## [Objective]
Pictures in the data below are not part of the copy; transcribe everything else exactly.

## [Data shown]
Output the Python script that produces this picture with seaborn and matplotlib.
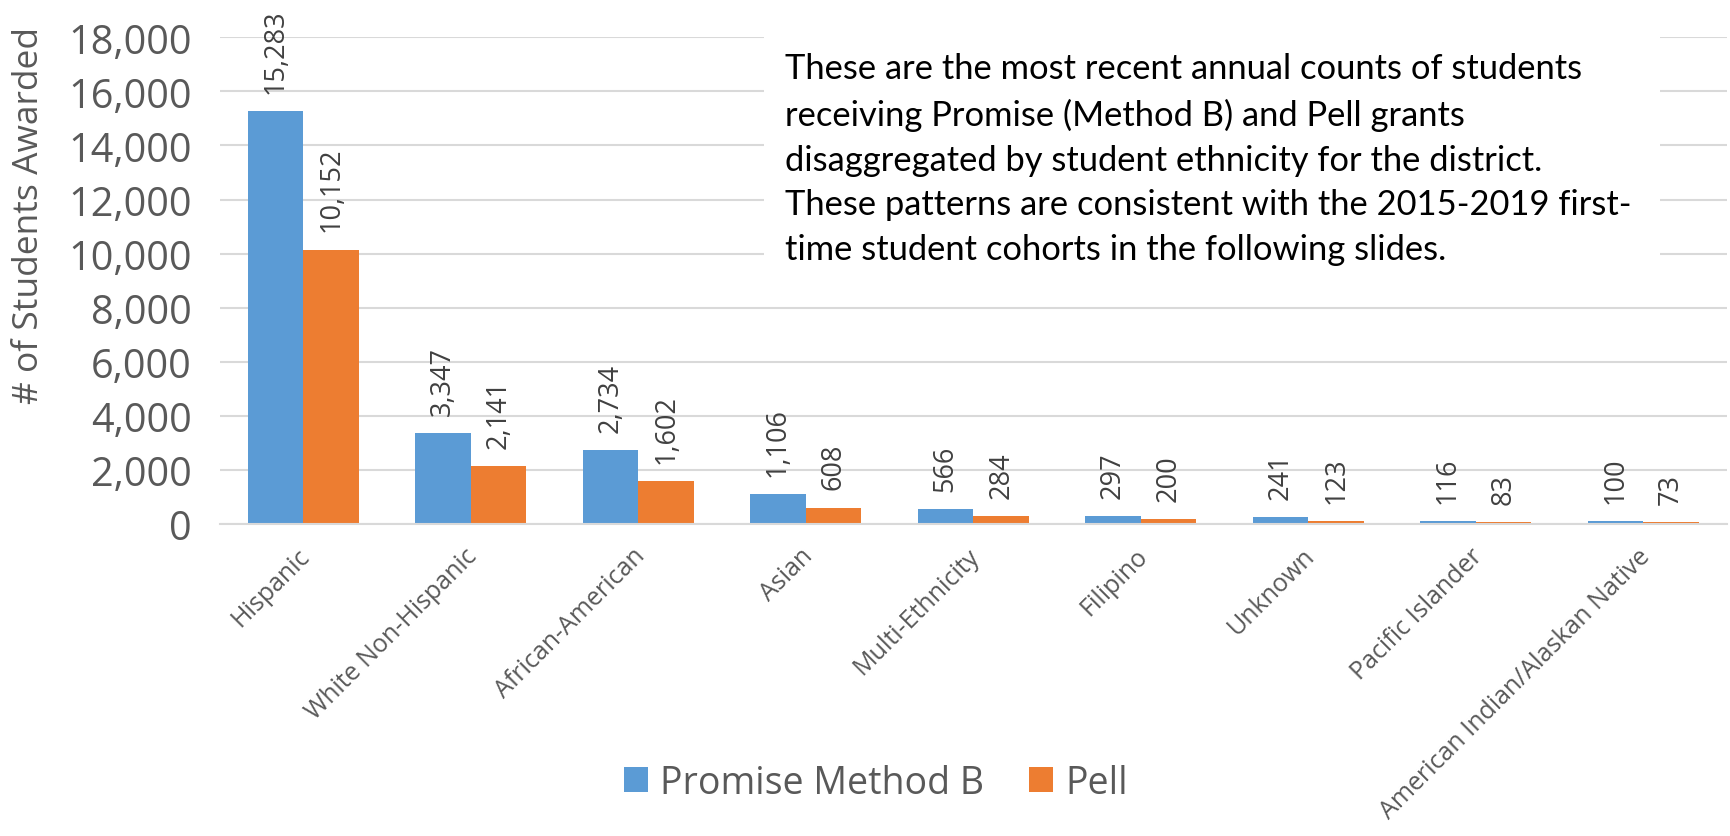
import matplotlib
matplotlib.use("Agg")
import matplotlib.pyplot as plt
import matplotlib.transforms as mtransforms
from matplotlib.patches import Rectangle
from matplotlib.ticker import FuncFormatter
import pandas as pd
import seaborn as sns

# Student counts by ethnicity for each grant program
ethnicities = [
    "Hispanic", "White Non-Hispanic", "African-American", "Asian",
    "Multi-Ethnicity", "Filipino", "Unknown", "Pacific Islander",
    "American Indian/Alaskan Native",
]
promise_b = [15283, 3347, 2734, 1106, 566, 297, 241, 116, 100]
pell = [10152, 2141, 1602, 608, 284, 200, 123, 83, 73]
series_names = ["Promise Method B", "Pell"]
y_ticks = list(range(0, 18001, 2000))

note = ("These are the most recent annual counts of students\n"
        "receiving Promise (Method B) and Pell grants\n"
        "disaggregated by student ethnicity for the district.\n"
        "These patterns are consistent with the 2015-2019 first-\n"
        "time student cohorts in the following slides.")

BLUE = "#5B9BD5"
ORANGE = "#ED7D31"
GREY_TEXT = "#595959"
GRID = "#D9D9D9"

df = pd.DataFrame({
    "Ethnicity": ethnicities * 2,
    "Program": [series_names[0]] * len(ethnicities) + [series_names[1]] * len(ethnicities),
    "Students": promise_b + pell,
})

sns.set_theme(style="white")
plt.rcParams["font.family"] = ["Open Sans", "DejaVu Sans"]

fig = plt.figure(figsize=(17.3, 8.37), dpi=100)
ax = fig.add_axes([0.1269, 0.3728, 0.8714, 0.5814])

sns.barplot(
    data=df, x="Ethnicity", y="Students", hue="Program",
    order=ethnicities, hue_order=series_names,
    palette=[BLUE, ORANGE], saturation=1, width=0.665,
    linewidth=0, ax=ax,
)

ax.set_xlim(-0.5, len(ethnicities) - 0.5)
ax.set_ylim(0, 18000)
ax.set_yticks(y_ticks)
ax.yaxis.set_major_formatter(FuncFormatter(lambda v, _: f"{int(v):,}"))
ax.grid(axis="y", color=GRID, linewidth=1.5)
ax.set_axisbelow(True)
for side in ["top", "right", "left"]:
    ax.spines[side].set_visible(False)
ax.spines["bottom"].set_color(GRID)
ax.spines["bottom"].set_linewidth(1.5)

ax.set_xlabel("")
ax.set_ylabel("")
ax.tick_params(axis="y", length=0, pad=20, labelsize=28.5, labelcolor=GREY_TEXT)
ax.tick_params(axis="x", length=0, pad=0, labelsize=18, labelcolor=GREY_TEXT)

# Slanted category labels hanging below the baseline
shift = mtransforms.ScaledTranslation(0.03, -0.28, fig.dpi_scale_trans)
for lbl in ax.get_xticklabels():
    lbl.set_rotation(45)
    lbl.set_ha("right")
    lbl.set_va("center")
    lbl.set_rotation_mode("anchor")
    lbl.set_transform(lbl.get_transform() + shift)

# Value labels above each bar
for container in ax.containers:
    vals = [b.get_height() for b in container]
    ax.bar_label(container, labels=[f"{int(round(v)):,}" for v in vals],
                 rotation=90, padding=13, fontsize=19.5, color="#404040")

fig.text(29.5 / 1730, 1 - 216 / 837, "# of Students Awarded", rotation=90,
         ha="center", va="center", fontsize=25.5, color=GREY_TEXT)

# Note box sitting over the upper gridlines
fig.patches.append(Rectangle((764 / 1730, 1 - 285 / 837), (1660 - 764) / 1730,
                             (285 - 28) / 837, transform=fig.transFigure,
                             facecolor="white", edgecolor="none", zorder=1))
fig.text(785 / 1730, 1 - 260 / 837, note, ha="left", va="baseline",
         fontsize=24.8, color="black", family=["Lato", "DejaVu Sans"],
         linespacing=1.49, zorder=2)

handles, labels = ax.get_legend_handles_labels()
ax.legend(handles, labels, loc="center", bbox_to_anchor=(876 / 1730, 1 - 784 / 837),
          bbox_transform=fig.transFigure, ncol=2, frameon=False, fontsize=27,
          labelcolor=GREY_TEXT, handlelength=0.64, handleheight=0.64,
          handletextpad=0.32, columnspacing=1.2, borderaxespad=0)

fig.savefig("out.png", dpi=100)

## [Result]
Output the Python script that produces this picture with seaborn and matplotlib.
import matplotlib
matplotlib.use("Agg")
import matplotlib.pyplot as plt
import matplotlib.transforms as mtransforms
from matplotlib.patches import Rectangle
from matplotlib.ticker import FuncFormatter
import pandas as pd
import seaborn as sns

# Student counts by ethnicity for each grant program
ethnicities = [
    "Hispanic", "White Non-Hispanic", "African-American", "Asian",
    "Multi-Ethnicity", "Filipino", "Unknown", "Pacific Islander",
    "American Indian/Alaskan Native",
]
promise_b = [15283, 3347, 2734, 1106, 566, 297, 241, 116, 100]
pell = [10152, 2141, 1602, 608, 284, 200, 123, 83, 73]
series_names = ["Promise Method B", "Pell"]
y_ticks = list(range(0, 18001, 2000))

note = ("These are the most recent annual counts of students\n"
        "receiving Promise (Method B) and Pell grants\n"
        "disaggregated by student ethnicity for the district.\n"
        "These patterns are consistent with the 2015-2019 first-\n"
        "time student cohorts in the following slides.")

BLUE = "#5B9BD5"
ORANGE = "#ED7D31"
GREY_TEXT = "#595959"
GRID = "#D9D9D9"

df = pd.DataFrame({
    "Ethnicity": ethnicities * 2,
    "Program": [series_names[0]] * len(ethnicities) + [series_names[1]] * len(ethnicities),
    "Students": promise_b + pell,
})

sns.set_theme(style="white")
plt.rcParams["font.family"] = ["Open Sans", "DejaVu Sans"]

fig = plt.figure(figsize=(17.3, 8.37), dpi=100)
ax = fig.add_axes([0.1269, 0.3728, 0.8714, 0.5814])

sns.barplot(
    data=df, x="Ethnicity", y="Students", hue="Program",
    order=ethnicities, hue_order=series_names,
    palette=[BLUE, ORANGE], saturation=1, width=0.665,
    linewidth=0, ax=ax,
)

ax.set_xlim(-0.5, len(ethnicities) - 0.5)
ax.set_ylim(0, 18000)
ax.set_yticks(y_ticks)
ax.yaxis.set_major_formatter(FuncFormatter(lambda v, _: f"{int(v):,}"))
ax.grid(axis="y", color=GRID, linewidth=1.5)
ax.set_axisbelow(True)
for side in ["top", "right", "left"]:
    ax.spines[side].set_visible(False)
ax.spines["bottom"].set_color(GRID)
ax.spines["bottom"].set_linewidth(1.5)

ax.set_xlabel("")
ax.set_ylabel("")
ax.tick_params(axis="y", length=0, pad=20, labelsize=28.5, labelcolor=GREY_TEXT)
ax.tick_params(axis="x", length=0, pad=0, labelsize=18, labelcolor=GREY_TEXT)

# Slanted category labels hanging below the baseline
shift = mtransforms.ScaledTranslation(0.03, -0.28, fig.dpi_scale_trans)
for lbl in ax.get_xticklabels():
    lbl.set_rotation(45)
    lbl.set_ha("right")
    lbl.set_va("center")
    lbl.set_rotation_mode("anchor")
    lbl.set_transform(lbl.get_transform() + shift)

# Value labels above each bar
for container in ax.containers:
    vals = [b.get_height() for b in container]
    ax.bar_label(container, labels=[f"{int(round(v)):,}" for v in vals],
                 rotation=90, padding=13, fontsize=19.5, color="#404040")

fig.text(29.5 / 1730, 1 - 216 / 837, "# of Students Awarded", rotation=90,
         ha="center", va="center", fontsize=25.5, color=GREY_TEXT)

# Note box sitting over the upper gridlines
fig.patches.append(Rectangle((764 / 1730, 1 - 285 / 837), (1660 - 764) / 1730,
                             (285 - 28) / 837, transform=fig.transFigure,
                             facecolor="white", edgecolor="none", zorder=1))
fig.text(785 / 1730, 1 - 260 / 837, note, ha="left", va="baseline",
         fontsize=24.8, color="black", family=["Lato", "DejaVu Sans"],
         linespacing=1.49, zorder=2)

handles, labels = ax.get_legend_handles_labels()
ax.legend(handles, labels, loc="center", bbox_to_anchor=(876 / 1730, 1 - 784 / 837),
          bbox_transform=fig.transFigure, ncol=2, frameon=False, fontsize=27,
          labelcolor=GREY_TEXT, handlelength=0.64, handleheight=0.64,
          handletextpad=0.32, columnspacing=1.2, borderaxespad=0)

fig.savefig("out.png", dpi=100)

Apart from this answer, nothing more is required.